As clinical data percolates with a pair of products - one that's already marketed and being tested for a new indication - QLT Inc. said it is reducing its work force by 65 people, or about 18 percent, to trim operating expenses and focus more tightly on development programs.

"These are not really the same kind of cutbacks other folks have done," said Paul Hastings, president and CEO of Vancouver, British Columbia-based QLT.

"We simply had more people in the company than we had projects for them to work on, and we adjusted from a position of strength," he told BioWorld Today. "No guidance has changed on sales or earnings."

QLT will take a restructuring charge of about C$4.5 million (US$2.85 million), but the moves are expected to result in annualized savings of about C$5 million.

Sales of Visudyne (verteporfin) for the wet form of age-related macular degeneration are estimated by the company to hit between US$275 million and US$300 million this year.

"They won't have any trouble making that," said Brian Bapty, analyst with Raymond James Ltd. in Vancouver, who acknowledged the drug faces potential competition from Fort Worth, Texas-based Alcon Research Ltd.'s modified steroid, Anecortave Acetate, which entered a two-year, head-to-head Phase III study with Visudyne for AMD earlier this year. (See BioWorld Today, Sept. 5, 2002.)

"There are lots of drugs in trials for AMD now," Bapty said. "Good luck to them, as near as I can tell. The early data is sort of compelling, but we've seen that before. You've really got to wait until you have one-year data [in a later-stage trial]."

Visudyne is partnered with Novartis Ophthalmics, the eye health unit of Novartis AG, of Basel, Switzerland. For the three months ended Sept. 30, revenues totaled C$41.36 million, compared to C$30.77 million in the same period last year.

Bapty noted Visudyne sales have seemed to be slowing, but the perception may be due to earlier overshot estimates.

"The previous management team were great researchers, but lousy forecasters," he said. "That's one of the reasons it's been so much fun to beat these guys up in the last year and a half." Bapty said the management situation has improved, and sales are in line with reasonable expectations.

Hastings agreed and said that, even if other AMD drugs are approved, "they'll probably be adjuvant or combination therapies, much like [those for] other complicated diseases."

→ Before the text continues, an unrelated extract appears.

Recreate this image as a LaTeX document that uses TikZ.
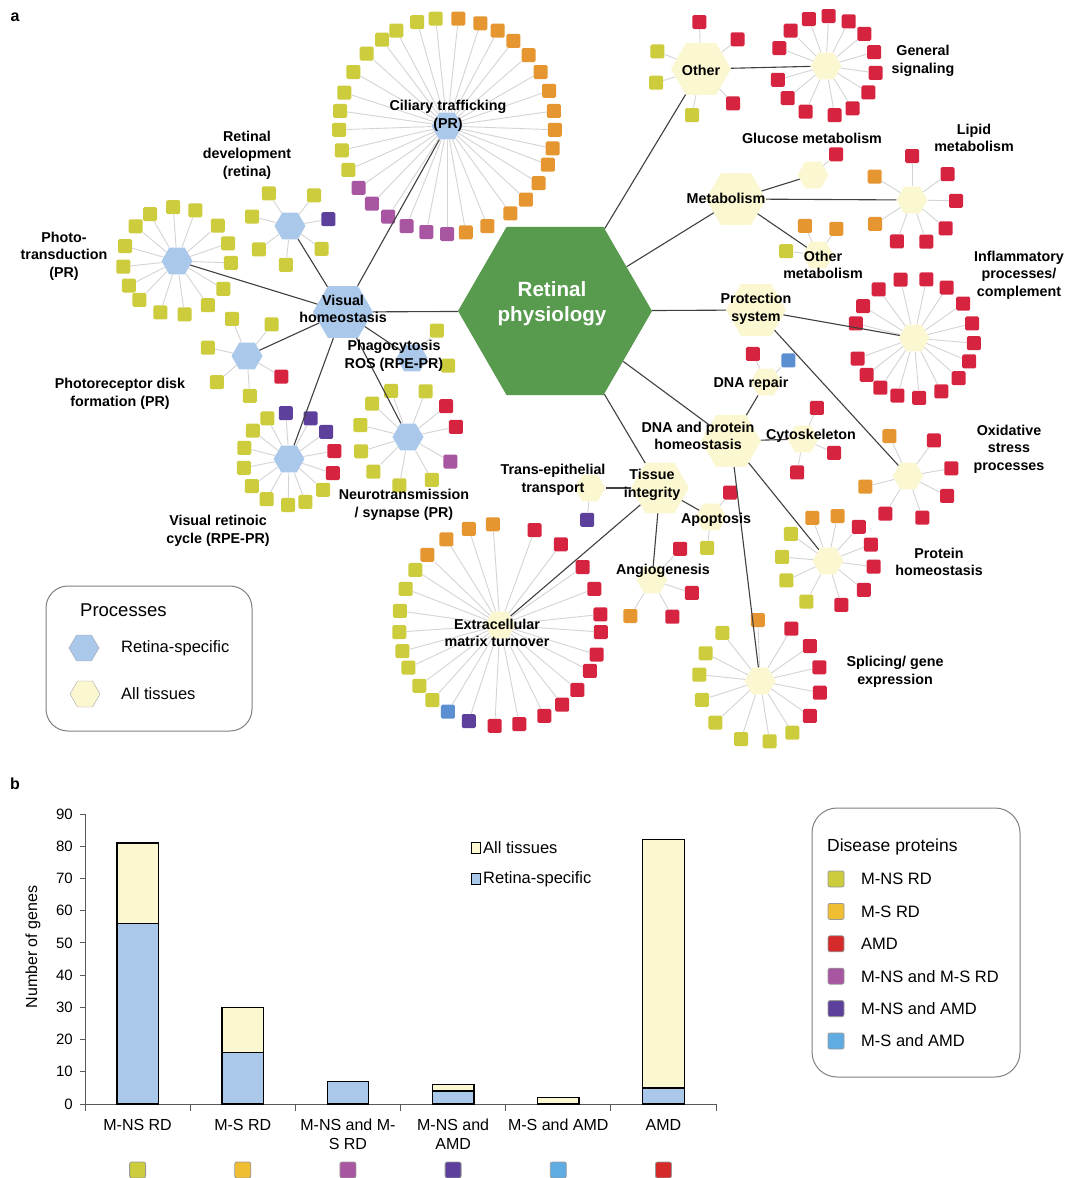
\documentclass[tikz,border=0pt]{standalone}
\usepackage{fontspec}
\setmainfont{Liberation Sans}
\usetikzlibrary{calc, shapes.geometric}

\definecolor{physgreen}{RGB}{88,154,78}
\definecolor{retblue}{RGB}{170,200,234}
\definecolor{alltis}{RGB}{251,247,208}
\definecolor{mns}{RGB}{204,204,60}
\definecolor{ms}{RGB}{230,150,48}
\definecolor{amd}{RGB}{214,36,64}
\definecolor{mnsms}{RGB}{168,86,162}
\definecolor{mnsamd}{RGB}{92,64,156}
\definecolor{msamd}{RGB}{92,142,210}
\definecolor{msl}{RGB}{240,190,50}
\definecolor{amdl}{RGB}{212,42,42}
\definecolor{msamdl}{RGB}{94,172,226}
\definecolor{spokegray}{RGB}{212,212,212}
\definecolor{linkgray}{RGB}{64,64,64}

\tikzset{
	hexa/.style={regular polygon, regular polygon sides=6, inner sep=0pt, minimum size=#1},
	hub/.style={hexa=60pt},
	sub/.style={hexa=31pt},
	rspec/.style={fill=retblue},
	allt/.style={fill=alltis},
	leaf/.style={rectangle, minimum size=14pt, inner sep=0pt, rounded corners=1.5pt},
	spoke/.style={draw=spokegray, line width=0.9pt},
	link/.style={draw=linkgray, line width=1.1pt},
	lbl/.style={font=\fontsize{14.3}{17.5}\selectfont\bfseries, align=center, inner sep=0pt},
	keytext/.style={font=\fontsize{16.5}{19}\selectfont, anchor=west, inner sep=0pt},
	swatch/.style={rectangle, minimum size=16pt, inner sep=0pt, rounded corners=2pt, draw=gray!80, line width=0.8pt},
	barseg/.style={draw=black, line width=1.3pt},
	axnum/.style={font=\fontsize{15}{17}\selectfont, inner sep=0pt},
	catlbl/.style={font=\fontsize{16}{18.5}\selectfont, align=center, inner sep=0pt, anchor=north}
}

% leaves round a process: hub, radius, angle/colour list
\newcommand{\leafset}[3]{%
	\foreach \a/\c [count=\i] in {#3} {
		\node[leaf, fill=\c] (#1-\i) at ($(#1)+(\a:#2)$) {};
		\draw[spoke] (#1) -- (#1-\i);
	}}

\begin{document}
\begin{tikzpicture}[x=1pt, y=-1pt]
	\fill[white] (0,0) rectangle (1077,1178);
	\useasboundingbox (0,0) rectangle (1077,1178);

	% processes
	\node[hexa=194pt, fill=physgreen] (phys) at (555,311) {};
	\node[hub, rspec] (vh) at (343,312) {};
	\node[hub, allt] (other) at (701,69) {};
	\node[hub, allt] (metab) at (736,199) {};
	\node[hub, allt] (prot) at (756,310) {};
	\node[hub, allt] (dnap) at (731,441) {};
	\node[hexa=58pt, allt] (tissue) at (660,488) {};

	\node[sub, rspec] (cil) at (447,126) {};
	\node[sub, rspec] (rdev) at (290,226) {};
	\node[sub, rspec] (photo) at (177,261) {};
	\node[sub, rspec] (disk) at (247,356) {};
	\node[sub, rspec] (cycle) at (289,459) {};
	\node[sub, rspec] (neuro) at (408,437) {};
	\node[sub, rspec] (phago) at (412,358) {};
	\node[sub, allt] (gensig) at (826,66) {};
	\node[sub, allt] (gluc) at (813,175) {};
	\node[sub, allt] (lipid) at (912,200) {};
	\node[sub, allt] (ometab) at (818,255) {};
	\node[sub, allt] (inflam) at (914,338) {};
	\node[sub, allt] (dnarep) at (766,382) {};
	\node[sub, allt] (cyto) at (803,439) {};
	\node[sub, allt] (oxid) at (908,476) {};
	\node[sub, allt] (protho) at (828,561) {};
	\node[sub, allt] (splice) at (760,681) {};
	\node[sub, allt] (trans) at (590,488) {};
	\node[sub, allt] (apop) at (711,517) {};
	\node[sub, allt] (angio) at (652,580) {};
	\node[sub, allt] (ecm) at (500,625) {};

	% disease proteins
	\leafset{cil}{108}{-84/ms, -72/ms, -62/ms, -52/ms, -41/ms, -30/ms, -19/ms, -8/ms, 2/ms, 12/ms, 21/ms, 32/ms, 43/ms, 54/ms, 68/ms, 80/ms, 90/mnsms, 101/mnsms, 112/mnsms, 123/mnsms, 134/mnsms, 145/mnsms, 156/mns, 167/mns, 178/mns, 188/mns, 198/mns, 210/mns, 222/mns, 233/mns, 242/mns, 254/mns, 264/mns}
	\leafset{rdev}{39}{-166/mns, -123/mns, -52/mns, -10/mnsamd, 36/mns, 96/mns, 143/mns}
	\leafset{photo}{54}{-94/mns, -70/mns, -41/mns, -19/mns, 2/mns, 31/mns, 55/mns, 82/mns, 108/mns, 134/mns, 153/mns, 174/mns, 196/mns, 220/mns, 240/mns}
	\leafset{disk}{40}{-112/mns, -52/mns, 31/amd, 86/mns, 139/mns, 192/mns}
	\leafset{cycle}{46}{-94/mnsamd, -62/mnsamd, -36/mnsamd, -10/amd, 18/amd, 42/mns, 69/mns, 91/mns, 119/mns, 144/mns, 169/mns, 194/mns, 218/mns, 242/mns}
	\leafset{neuro}{49}{-110/mns, -69/mns, -39/amd, -12/amd, 30/mnsms, 61/mns, 100/mns, 135/mns, 163/mns, 194/mns, 223/mns}
	\leafset{phago}{37}{-48/mns, 12/mns}
	\leafset{other}{47}{-92/amd, -39/amd, 47/amd, 101/mns, 163/mns, 202/mns}
	\leafset{gensig}{50}{-87/amd, -63/amd, -40/amd, -16/amd, 8/amd, 32/amd, 58/amd, 80/amd, 114/amd, 140/amd, 164/amd, 201/amd, 225/amd, 250/amd}
	\leafset{gluc}{31}{-42/amd}
	\leafset{lipid}{44}{-90/amd, -36/amd, 1/amd, 40/amd, 71/amd, 110/amd, 147/ms, 212/ms}
	\leafset{ometab}{32}{-114/ms, -55/ms, 187/mns}
	\leafset{inflam}{60}{-103/amd, -78/amd, -57/amd, -35/amd, -14/amd, 5/amd, 23/amd, 42/amd, 63/amd, 85/amd, 106/amd, 124/amd, 142/amd, 160/amd, 194/amd, 212/amd, 234/amd}
	\leafset{dnarep}{31}{-115/amd, -44/msamd}
	\leafset{cyto}{34}{-66/amd, 24/amd, 100/amd}
	\leafset{oxid}{44}{-115/ms, -54/amd, -10/amd, 27/amd, 71/amd, 121/amd, 166/ms}
	\leafset{protho}{46}{-110/ms, -78/ms, -48/amd, -21/amd, 7/amd, 39/amd, 73/amd, 118/mns, 155/mns, 185/mns, 216/mns}
	\leafset{splice}{61}{-92/ms, -59/amd, -35/amd, -13/amd, 11/amd, 35/amd, 58/mns, 81/mns, 108/mns, 137/mns, 162/mns, 186/mns, 207/mns, 232/mns}
	\leafset{trans}{32}{95/mnsamd}
	\leafset{apop}{31}{-52/amd, 97/mns}
	\leafset{angio}{42}{-48/amd, 18/amd, 61/amd, 121/ms}
	\leafset{ecm}{101}{-94/ms, -108/ms, -122/ms, -136/ms, -147/mns, -159/mns, -172/mns, 176/mns, 165/mns, 155/mns, 143/mns, 132/mns, 121/msamd, 108/mnsamd, 93/amd, 79/amd, 64/amd, 52/amd, 40/amd, 27/amd, 17/amd, 4/amd, -6/amd, -21/amd, -35/amd, -53/amd, -70/amd}

	% links between processes
	\foreach \p/\q in {phys/vh, phys/other, phys/metab, phys/prot, phys/dnap, phys/tissue,
		vh/cil, vh/rdev, vh/photo, vh/disk, vh/cycle, vh/neuro, vh/phago,
		other/gensig, metab/gluc, metab/lipid, metab/ometab, prot/inflam, prot/oxid,
		dnap/dnarep, dnap/cyto, dnap/protho, dnap/splice,
		tissue/trans, tissue/apop, tissue/angio, tissue/ecm}
		\draw[link] (\p) -- (\q);

	% labels
	\node[font=\fontsize{16}{18}\selectfont\bfseries] (pa) at (15,17) {a};
	\node[lbl, text=white, font=\fontsize{20.6}{25}\selectfont\bfseries] (phys-t) at (552,304) {Retinal\\physiology};
	\node[lbl] (cil-t) at (448,116) {Ciliary trafficking\\(PR)};
	\node[lbl] (rdev-t) at (247,155) {Retinal\\development\\(retina)};
	\node[lbl] (photo-t) at (64,256) {Photo-\\transduction\\(PR)};
	\node[lbl] (vh-t) at (343,309) {Visual\\homeostasis};
	\node[lbl] (phago-t) at (394,356) {Phagocytosis\\ROS (RPE-PR)};
	\node[lbl] (disk-t) at (120,394) {Photoreceptor disk\\formation (PR)};
	\node[lbl] (neuro-t) at (404,505) {Neurotransmission\\/ synapse (PR)};
	\node[lbl] (cycle-t) at (218,531) {Visual retinoic\\cycle (RPE-PR)};
	\node[lbl] (other-t) at (701,70) {Other};
	\node[lbl] (gensig-t) at (923,61) {General\\signaling};
	\node[lbl] (gluc-t) at (812,138) {Glucose metabolism};
	\node[lbl] (lipid-t) at (974,138) {Lipid\\metabolism};
	\node[lbl] (metab-t) at (726,198) {Metabolism};
	\node[lbl] (ometab-t) at (823,265) {Other\\metabolism};
	\node[lbl] (inflam-t) at (1019,275) {Inflammatory\\processes/\\complement};
	\node[lbl] (prot-t) at (756,309) {Protection\\system};
	\node[lbl] (dnarep-t) at (751,384) {DNA repair};
	\node[lbl] (dnap-t) at (698,436) {DNA and protein\\homeostasis};
	\node[lbl] (cyto-t) at (811,436) {Cytoskeleton};
	\node[lbl] (oxid-t) at (1009,449) {Oxidative\\stress\\processes};
	\node[lbl] (trans-t) at (553,480) {Trans-epithelial\\transport};
	\node[lbl] (tissue-t) at (652,485) {Tissue\\integrity};
	\node[lbl] (apop-t) at (716,520) {Apoptosis};
	\node[lbl] (angio-t) at (663,571) {Angiogenesis};
	\node[lbl] (protho-t) at (939,562) {Protein\\homeostasis};
	\node[lbl] (ecm-t) at (497,633) {Extracellular\\matrix turnover};
	\node[lbl] (splice-t) at (895,672) {Splicing/ gene\\expression};

	% processes key
	\draw[gray, line width=1pt, rounded corners=22pt] (46,586) rectangle (252,731);
	\node[keytext, font=\fontsize{18.5}{21}\selectfont] (proc-t) at (80,610) {Processes};
	\node[hexa=30pt, rspec, draw=gray!70] (key-rs) at (84,648) {};
	\node[keytext] (key-rs-t) at (121,648) {Retina-specific};
	\node[hexa=30pt, allt, draw=gray!70] (key-at) at (85,694) {};
	\node[keytext] (key-at-t) at (121,694) {All tissues};

	% panel b
	\node[font=\fontsize{16}{18}\selectfont\bfseries] (pb) at (15,784) {b};
	\draw[line width=0.9pt, gray!70!black] (85,814) -- (85,1104) -- (716,1104);
	\foreach \v in {0,10,...,90} {
		\draw[line width=0.9pt, gray!70!black] (80,{1104-3.222*\v}) -- (85,{1104-3.222*\v});
		\node[axnum, anchor=east] (num\v) at (73,{1104-3.222*\v}) {\v};
	}
	\foreach \k in {0,...,6}
		\draw[line width=0.9pt, gray!70!black] ({85+105.17*\k},1104) -- ++(0,7);
	\foreach \r/\t [count=\i from 0] in {56/81, 16/30, 7/7, 4/6, 0/2, 5/82} {
		\draw[barseg, fill=retblue] ({137.6+105.17*\i-20.75},1104) rectangle ({137.6+105.17*\i+20.75},{1104-3.222*\r});
		\draw[barseg, fill=alltis] ({137.6+105.17*\i-20.75},{1104-3.222*\r}) rectangle ({137.6+105.17*\i+20.75},{1104-3.222*\t});
	}
	\foreach \txt [count=\i from 0] in {M-NS RD, M-S RD, {M-NS and M-\\S RD}, {M-NS and\\AMD}, M-S and AMD, AMD}
		\node[catlbl] (cat\i) at ({137.6+105.17*\i},1119) {\txt};
	\foreach \c [count=\i from 0] in {mns, msl, mnsms, mnsamd, msamdl, amdl}
		\node[swatch, fill=\c] (sw\i) at ({137.6+105.17*\i},1170) {};
	\node[rotate=90, font=\fontsize{16}{18}\selectfont, inner sep=0pt] (ylab) at (33,947) {Number of genes};
	\node[rectangle, draw=black, fill=alltis, minimum width=9pt, minimum height=11pt, inner sep=0pt, line width=0.8pt] (lg-at) at (476,848) {};
	\node[keytext] (lg-at-t) at (483,848) {All tissues};
	\node[rectangle, draw=black, fill=retblue, minimum width=9pt, minimum height=11pt, inner sep=0pt, line width=0.8pt] (lg-rs) at (476,879) {};
	\node[keytext] (lg-rs-t) at (483,879) {Retina-specific};

	% disease proteins key
	\draw[gray, line width=1pt, rounded corners=25pt] (812,808) rectangle (1020,1077);
	\node[keytext, font=\fontsize{17.5}{20}\selectfont] (dis-t) at (827,847) {Disease proteins};
	\foreach \c/\txt [count=\i from 0] in {mns/M-NS RD, msl/M-S RD, amdl/AMD, mnsms/M-NS and M-S RD, mnsamd/M-NS and AMD, msamdl/M-S and AMD} {
		\node[swatch, fill=\c] (dk\i) at (836,{879+32.4*\i}) {};
		\node[keytext] (dk\i-t) at (861,{879+32.4*\i}) {\txt};
	}
\end{tikzpicture}
\end{document}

QLT, meanwhile, is seeking approval for occult AMD in the U.S., with a second Phase III trial ongoing.

"All we have to do is repeat the results from the earlier trial, which were enough for the European [regulatory] agency," Hastings said. Visudyne is approved for occult AMD in Europe. Results from the trial are expected at the end of 2004.

In August 2002, QLT and Novartis completed enrollment for a retreatment Phase IIIb trial in patients with predominantly classic subfoveal choroidal neovascularization secondary to AMD. The study is investigating an earlier, more aggressive and frequent treatment regimen, with results expected in the fourth quarter of 2003.

QLT also has Visudyne in Phase III trials for multiple basal cell carcinoma, with data expected in the first half of 2005, about the same time Phase III data from two trials are due regarding the P-glycoprotein membrane inhibitor tariquidar, in-licensed from Slough, UK-based Xenova Group plc, being explored as an adjunct with first-line chemotherapy in non-small-cell lung cancer. (See BioWorld Today, July 1, 2002.)

QLT's stock (NASDAQ:QLTI) closed Friday at $9.69, up 6 cents.